Co-Founder of XY Planning on Why His Firm Has Sued the SEC Over Reg BI

The rule blurs the line between advice and sales, potentially hurting both advisers and investors, he says.

XY Planning Network co-founder Michael Kitces says he filed a lawsuit against the U.S. Securities and Exchange Commission (SEC) seeking to derail its Regulation Best Interest (Reg BI) on behalf of the best interests of registered investment advisors (RIAs) and the protection of consumers.

Kitces, whose firm is the lead plaintiff in the case, says Reg BI permits broker/dealers (B/Ds) to put their interests ahead of clients in several ways. “First and most directly, it literally has no provision that requires B/Ds to mitigate their conflicts of interest,” Kitces says. “Under Reg BI, brokers themselves have an obligation to mitigate conflicts of interest and act in the best interests of customers when making a recommendation, but brokerage firms themselves only have to disclose but not mitigate them.

“The second challenge to this, which is a bit more pernicious, is that the SEC blessed dual registrants, that is, allowing people who are an RIA and a B/D—the latter legally being a product salesperson—to switch hats anytime they want without clearly disclosing this to clients,” Kitces continues. “So, a dual registrant may be giving advice to a client and then, without making it clear to the client because they continue to use the ‘financial adviser’ title, switch hats to being a B/D and then sell them products. The problem is the client doesn’t know when the adviser stopped being an adviser because [he] can say [he’s] an adviser throughout the whole process.”

The bottom line, Kitces says, is that “while the SEC thinks it improved the standard—and in many ways this is true—the real problem is that it redrew the dividing line between an RIA and a B/D, which is why we have sued the SEC and are challenging the rule.”

Kitces maintains that broker/dealers who are providing advice and then subsequently selling products to clients will not, actually, be held up to a higher standard. Instead, he says, the SEC “essentially reduced the standard for broker/dealers who provide advice but have conflicted interests and are selling products.”

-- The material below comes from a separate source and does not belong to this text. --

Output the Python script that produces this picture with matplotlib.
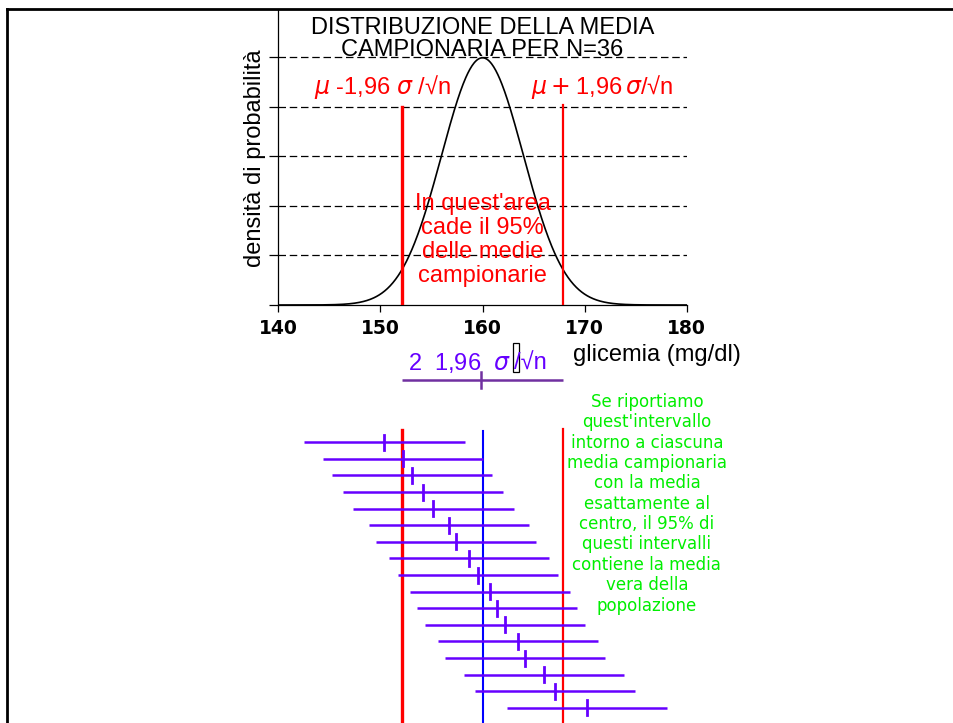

Congress has set forth two ways that the SEC can fix this problem, Kitces says. The first is the Dodd–Frank Act of 2010, which says that brokers should be held to the same fiduciary standards as financial advisers when providing advice. The second is the Investment Act of 1940, which states that a B/D cannot give advice in the first place and must register as a registered investment adviser (RIA) instead.

Besides blurring the lines between RIAs and B/Ds, Kitces says, Reg BI puts organizations that support RIAs at a disadvantage to organizations that support B/Ds.

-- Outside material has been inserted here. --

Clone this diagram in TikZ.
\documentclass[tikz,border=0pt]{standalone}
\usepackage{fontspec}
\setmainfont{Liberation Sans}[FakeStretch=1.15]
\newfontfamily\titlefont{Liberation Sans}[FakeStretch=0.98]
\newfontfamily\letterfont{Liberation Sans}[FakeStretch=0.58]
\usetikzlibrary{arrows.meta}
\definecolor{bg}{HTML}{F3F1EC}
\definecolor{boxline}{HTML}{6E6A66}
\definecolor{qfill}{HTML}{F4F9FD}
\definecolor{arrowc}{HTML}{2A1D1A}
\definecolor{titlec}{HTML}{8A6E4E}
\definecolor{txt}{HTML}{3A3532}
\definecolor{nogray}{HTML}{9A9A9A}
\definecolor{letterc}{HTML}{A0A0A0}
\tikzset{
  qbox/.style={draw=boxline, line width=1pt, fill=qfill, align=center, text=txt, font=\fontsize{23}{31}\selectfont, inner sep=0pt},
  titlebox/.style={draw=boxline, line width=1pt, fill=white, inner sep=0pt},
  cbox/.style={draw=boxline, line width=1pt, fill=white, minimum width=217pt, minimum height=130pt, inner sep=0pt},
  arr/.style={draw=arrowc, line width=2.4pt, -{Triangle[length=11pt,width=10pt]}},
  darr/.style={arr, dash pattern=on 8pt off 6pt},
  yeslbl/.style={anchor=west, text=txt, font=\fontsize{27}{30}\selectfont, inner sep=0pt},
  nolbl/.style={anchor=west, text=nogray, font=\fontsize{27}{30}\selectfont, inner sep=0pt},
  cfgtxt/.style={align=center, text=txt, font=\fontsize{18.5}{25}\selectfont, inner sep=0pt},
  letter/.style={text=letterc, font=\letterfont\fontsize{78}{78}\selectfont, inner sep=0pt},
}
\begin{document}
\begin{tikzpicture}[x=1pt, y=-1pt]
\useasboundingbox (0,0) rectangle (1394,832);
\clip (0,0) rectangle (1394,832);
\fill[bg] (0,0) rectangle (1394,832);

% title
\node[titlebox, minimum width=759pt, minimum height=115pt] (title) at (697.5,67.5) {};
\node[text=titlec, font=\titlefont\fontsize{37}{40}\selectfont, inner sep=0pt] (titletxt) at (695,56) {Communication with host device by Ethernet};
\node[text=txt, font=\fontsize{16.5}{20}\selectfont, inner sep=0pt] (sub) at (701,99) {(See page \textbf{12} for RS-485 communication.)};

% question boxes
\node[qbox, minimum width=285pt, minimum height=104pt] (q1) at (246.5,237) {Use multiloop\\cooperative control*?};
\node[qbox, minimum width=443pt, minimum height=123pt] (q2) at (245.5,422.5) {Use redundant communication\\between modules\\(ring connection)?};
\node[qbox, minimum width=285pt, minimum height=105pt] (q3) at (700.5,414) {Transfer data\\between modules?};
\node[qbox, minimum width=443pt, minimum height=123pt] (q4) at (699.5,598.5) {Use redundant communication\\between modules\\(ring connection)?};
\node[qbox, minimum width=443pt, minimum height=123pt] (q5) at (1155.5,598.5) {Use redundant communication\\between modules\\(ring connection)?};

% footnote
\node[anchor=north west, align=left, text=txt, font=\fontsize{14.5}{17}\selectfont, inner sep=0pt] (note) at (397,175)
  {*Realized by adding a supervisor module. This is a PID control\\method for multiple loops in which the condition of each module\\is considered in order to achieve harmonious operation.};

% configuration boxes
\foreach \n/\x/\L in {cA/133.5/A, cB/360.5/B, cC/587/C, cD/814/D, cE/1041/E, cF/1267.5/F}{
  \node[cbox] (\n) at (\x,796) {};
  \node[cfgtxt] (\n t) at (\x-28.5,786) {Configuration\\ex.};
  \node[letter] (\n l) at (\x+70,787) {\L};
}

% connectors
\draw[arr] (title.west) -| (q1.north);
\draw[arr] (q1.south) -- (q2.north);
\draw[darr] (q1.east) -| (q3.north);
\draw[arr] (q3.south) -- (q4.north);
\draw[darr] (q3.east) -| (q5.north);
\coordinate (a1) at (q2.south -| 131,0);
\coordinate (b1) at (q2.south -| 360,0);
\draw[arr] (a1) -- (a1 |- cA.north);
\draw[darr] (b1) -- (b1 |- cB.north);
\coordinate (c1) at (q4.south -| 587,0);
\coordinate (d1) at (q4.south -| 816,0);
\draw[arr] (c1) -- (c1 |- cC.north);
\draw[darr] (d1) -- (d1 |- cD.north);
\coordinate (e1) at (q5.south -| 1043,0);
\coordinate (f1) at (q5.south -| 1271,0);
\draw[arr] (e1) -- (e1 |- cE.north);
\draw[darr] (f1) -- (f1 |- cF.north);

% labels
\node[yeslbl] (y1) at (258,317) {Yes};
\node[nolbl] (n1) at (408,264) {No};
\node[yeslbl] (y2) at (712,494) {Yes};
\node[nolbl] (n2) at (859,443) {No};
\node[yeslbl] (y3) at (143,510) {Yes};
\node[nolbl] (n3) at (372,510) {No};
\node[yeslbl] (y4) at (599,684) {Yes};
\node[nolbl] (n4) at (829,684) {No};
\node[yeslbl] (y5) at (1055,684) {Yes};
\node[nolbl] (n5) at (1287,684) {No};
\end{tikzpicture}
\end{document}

In sum, he says, he doesn’t “think B/Ds should give advice and be held to a fiduciary standard. Let them continue to run the mechanics of how markets work, conducting trades and initial public offerings. Let brokers be brokers and advisers be advisers. The SEC put out a rule in 2005 that unequivocally said that if a broker were to give financial planning advice, [he] would have to register as a RIA and be a fiduciary. The rule got vacated in a lawsuit in 2007 for unrelated reasons. We say, bring back the 2005 rule on financial planning advice.”

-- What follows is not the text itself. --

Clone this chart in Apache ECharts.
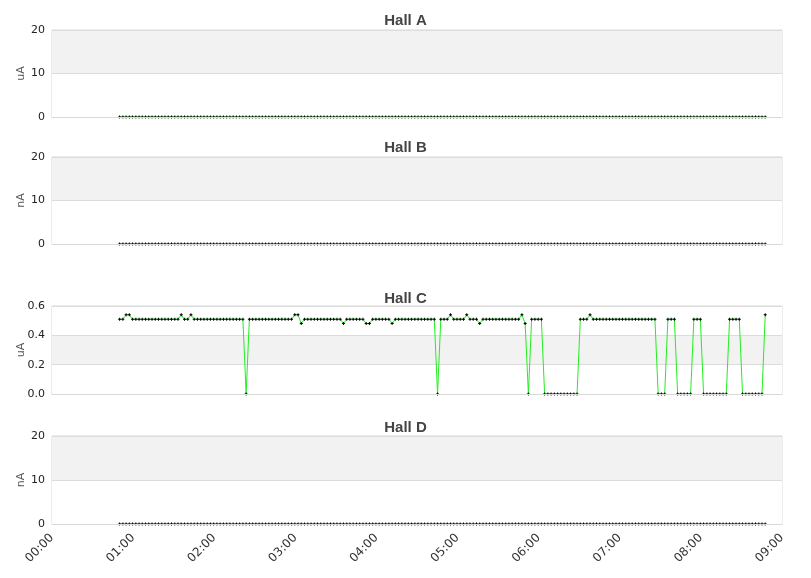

Ford Financial, the second plaintiff in the case, says it is deferring all questions to XY Planning Network, but released this statement: “We are proud to stand up for our fellow fiduciary advisers and the people we serve. Money implicates our deepest values, hopes and fears. When receiving comprehensive financial planning advice, consumers deserve the utmost clarity on the nature of the advisory relationship.”